Piston Rings for Internal Combustion Engines See upcoming dates

Course Overview

The internal combustion engine is a machine made up of thousands of parts all intricately working together to yield power.  One part, the piston rings, are vital to separating the combustion chamber and crankcase, perhaps holding the most important job of all.  Upon completion of this course, learners will:

  • Have a foundation in piston ring terminology and layout in internal combustion engines.
  • Be able to describe the function, design features, materials and coatings as applied to compression and oil control rings in two and four stroke engines.
  • Be able to describe axial ring dynamics in the two compression rings in engine operation ring sealing issues.
  • Be able to identify both blow-by and oil consumption mechanisms and ways of mitigation for each.
  • Will understand the challenges and approaches to ring and cylinder wall wear validation, measurement and modeling in two and four stroke internal combustion engines.
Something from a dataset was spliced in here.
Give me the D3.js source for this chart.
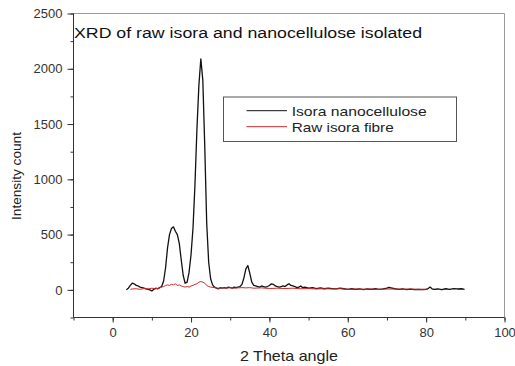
<!DOCTYPE html>
<html>
<head>
<meta charset="utf-8">
<script src="https://cdn.jsdelivr.net/npm/d3@7"></script>
<style>
  html, body { margin: 0; padding: 0; background: #fff; }
  svg { display: block; font-family: "Liberation Sans", Arial, sans-serif; }
</style>
</head>
<body>
<svg id="chart" width="515" height="366"></svg>
<script>
// ---- data ----
const chartTitle = "XRD of raw isora and nanocellulose isolated";
const xLabel = "2 Theta angle";
const yLabel = "Intensity count";
const seriesNames = ["Isora nanocellulose", "Raw isora fibre"];
const seriesColors = ["#111111", "#cc2a2a"];

const xTicks = [0, 20, 40, 60, 80, 100];
const yTicks = [0, 500, 1000, 1500, 2000, 2500];

const nanoAngle = [3.5,4,4.5,5,5.5,6,6.5,7,7.5,8,8.5,9,9.5,10,10.5,11,11.5,12,12.5,13,13.5,14,14.5,15,15.5,16,16.5,17,17.5,18,18.5,19,19.5,20,20.5,21,21.5,22,22.5,23,23.5,24,24.5,25,25.5,26,26.5,27,27.5,28,28.5,29,29.5,30,30.5,31,31.5,32,32.5,33,33.5,34,34.5,35,35.5,36,36.5,37,37.5,38,38.5,39,39.5,40,40.5,41,41.5,42,42.5,43,43.5,44,44.5,45,45.5,46,46.5,47,47.5,48,48.5,49,50,51,52,53,54,55,56,57,58,59,60,61,62,63,64,65,66,67,68,69,70,70.5,71,72,73,74,75,76,77,78,79,80,80.5,81,81.5,82,83,84,85,86,87,88,89,89.8];
const nanoCount = [0,15,40,60,55,40,35,25,20,15,10,5,0,-10,5,15,10,20,30,80,200,380,500,555,570,530,500,420,270,130,60,70,160,320,560,950,1450,1850,2090,1900,1300,600,250,100,45,25,15,10,20,15,20,15,25,20,15,25,20,25,30,50,110,190,220,150,70,40,35,30,25,35,30,25,30,40,55,50,35,30,25,30,35,30,45,55,40,35,30,20,25,35,20,25,15,20,12,18,10,15,12,8,15,10,5,10,5,8,3,8,5,10,5,8,15,22,18,10,5,8,3,6,2,5,3,5,12,25,10,5,8,3,10,5,12,8,10,5];

const rawAngle = [4.5,5,6,7,8,9,10,11,12,12.5,13,13.5,14,14.5,15,15.5,16,16.5,17,17.5,18,18.5,19,19.5,20,20.5,21,21.5,22,22.5,23,23.5,24,24.5,25,26,27,28,29,30,31,32,33,34,35,36,38,40,42,44,46,48,50,52,54,56,58,60,62,64,66,68,70,72,74,76,78,80.4];
const rawCount = [5,8,10,5,12,8,15,10,18,25,30,40,45,40,50,45,55,40,45,35,30,25,30,25,35,40,50,55,70,75,70,60,40,30,25,20,15,20,15,20,15,18,20,18,20,15,18,12,15,12,15,10,12,8,10,8,10,5,8,6,8,5,7,8,6,8,5,7];

// ---- layout ----
const svg = d3.select("#chart");
const mLeft = 73.5, mRight = 504.5, mTop = 13.5, mBottom = 317.5;

const x = d3.scaleLinear().domain([-10, 100]).range([mLeft, mRight]);
const y = d3.scaleLinear().domain([-250, 2500]).range([mBottom, mTop]);

// frame (top & right)
svg.append("path")
  .attr("d", `M${mLeft},${mTop}H${mRight}V${mBottom}`)
  .attr("fill", "none").attr("stroke", "#9a9a9a").attr("stroke-width", 1);

// x axis
const xAxisMinor = d3.axisBottom(x).tickValues(d3.range(-10, 101, 10)).tickSize(3).tickFormat("");
const xAxis = d3.axisBottom(x).tickValues(xTicks).tickSize(5).tickPadding(5).tickFormat(d3.format("d"));
svg.append("g").attr("transform", `translate(0,${mBottom})`).call(xAxisMinor)
  .call(g => g.select(".domain").remove())
  .selectAll("line").attr("stroke", "#333");
const gx = svg.append("g").attr("transform", `translate(0,${mBottom})`).call(xAxis);
gx.select(".domain").attr("stroke", "#333").attr("d", `M${mLeft},0H${mRight}`);
gx.selectAll("line").attr("stroke", "#333");
gx.selectAll("text").attr("font-size", 13).attr("fill", "#333")
  .attr("font-family", "Liberation Sans, Arial, sans-serif");

// y axis
const yAxisMinor = d3.axisLeft(y).tickValues(d3.range(-250, 2501, 250)).tickSize(3).tickFormat("");
const yAxis = d3.axisLeft(y).tickValues(yTicks).tickSize(6).tickPadding(5).tickFormat(d3.format("d"));
svg.append("g").attr("transform", `translate(${mLeft},0)`).call(yAxisMinor)
  .call(g => g.select(".domain").remove())
  .selectAll("line").attr("stroke", "#333");
const gy = svg.append("g").attr("transform", `translate(${mLeft},0)`).call(yAxis);
gy.select(".domain").attr("stroke", "#333").attr("d", `M0,${mTop}V${mBottom}`);
gy.selectAll("line").attr("stroke", "#333");
gy.selectAll("text").attr("font-size", 13).attr("fill", "#333")
  .attr("font-family", "Liberation Sans, Arial, sans-serif");

// axis titles
svg.append("text").attr("x", 289).attr("y", 361).attr("text-anchor", "middle")
  .attr("font-size", 15).attr("textLength", 98).attr("lengthAdjust", "spacingAndGlyphs")
  .attr("fill", "#222").text(xLabel);
svg.append("text").attr("transform", "translate(21,176) rotate(-90)").attr("text-anchor", "middle")
  .attr("font-size", 12.5).attr("textLength", 88).attr("lengthAdjust", "spacingAndGlyphs")
  .attr("fill", "#222").text(yLabel);

// title
svg.append("text").attr("x", 74).attr("y", 37.7).attr("font-size", 15.4)
  .attr("textLength", 348).attr("lengthAdjust", "spacingAndGlyphs")
  .attr("fill", "#111").text(chartTitle);

// lines
const line = d3.line().x(d => x(d[0])).y(d => y(d[1]));
const rawData = rawAngle.map((a, i) => [a, rawCount[i]]);
const nanoData = nanoAngle.map((a, i) => [a, nanoCount[i]]);
svg.append("path").datum(nanoData).attr("d", line).attr("fill", "none")
  .attr("stroke", seriesColors[0]).attr("stroke-width", 1.3).attr("stroke-linejoin", "round");
svg.append("path").datum(rawData).attr("d", line).attr("fill", "none")
  .attr("stroke", seriesColors[1]).attr("stroke-width", 1).attr("stroke-linejoin", "round");

// legend
const lg = svg.append("g");
lg.append("rect").attr("x", 223.5).attr("y", 97).attr("width", 233).attr("height", 44.5)
  .attr("fill", "#fff").attr("stroke", "#555").attr("stroke-width", 1);
const legendWidths = [135, 102];
seriesNames.forEach((n, i) => {
  const cy = 110.7 + i * 16;
  lg.append("line").attr("x1", 246.5).attr("x2", 287).attr("y1", cy).attr("y2", cy)
    .attr("stroke", seriesColors[i]).attr("stroke-width", 1);
  lg.append("text").attr("x", 291.7).attr("y", cy + 5.2).attr("font-size", 13)
    .attr("textLength", legendWidths[i]).attr("lengthAdjust", "spacingAndGlyphs")
    .attr("fill", "#222").text(n);
});
</script>
</body>
</html>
Ultimately, this course will arm learners with critical knowledge of internal combustion piston ring design considerations and wear measurement/mitigation techniques

Who Should Attend?

Individuals looking for advanced knowledge in engine pistons rings including terminology, layout and individual ring application and how each impacts engine design.  Those wanting to broaden their knowledge on piston ring design in order to better communicate with piston ring design engineers.  Learners seeking a cutting-edge perspective on current piston ring wear measurement and analysis techniques.  The content in this course appeals to engineering students, ICE enthusiasts, ICE researchers, reliability engineers and RCA experts alike.

Course Outline

Module 1: An Introductory Look

Module 2: Ring Design Details

Module 3: Temperature Control and Ring Dynamics

Module 4: Ring Movement and the Cylinder Wall

Module 5: Oil Transfer

Module 6: Ring and Cylinder Wall Wear Mechanisms

Module 7: Wear Rate Validation

Module 8: Measurement and Analysis


Kevin Hoag

Mr. Hoag has over 40 years of experience in diesel and gasoline engine development, both in industrial and academic environments, and is a Fellow of the Society of Automotive Engineers. He holds the position of Institute Engineer at SwRI and currently chairs SwRI’s Advisory Committee for Research (ACR). His experience is wide ranging and includes both diesel and spark-ignition combustion, engine performance development, emission control, engine layout and balance, casting, forging and materials, structural fatigue analysis, air handling, cooling, and lubrication systems. He also has extensive experience with customer interaction, engine application and service, and engineering education. Specific highlights of Mr. Hoag’s technical contributions include development of explicit formulation for Second Law analysis of IC engines, creation and management of the Heat & Fluids group at Cummins, Inc. and Founding Director and Lead Developer of the Master of Engineering in Engine Systems (MEES) Program at the University of Wisconsin. He hold patents and authored numerous publications, and hold several honors and awards. Mr. Hoag currently holds membership in the Society of Automotive Engineers (SAE) and Tau Beta Pi Engineering honors fraternity.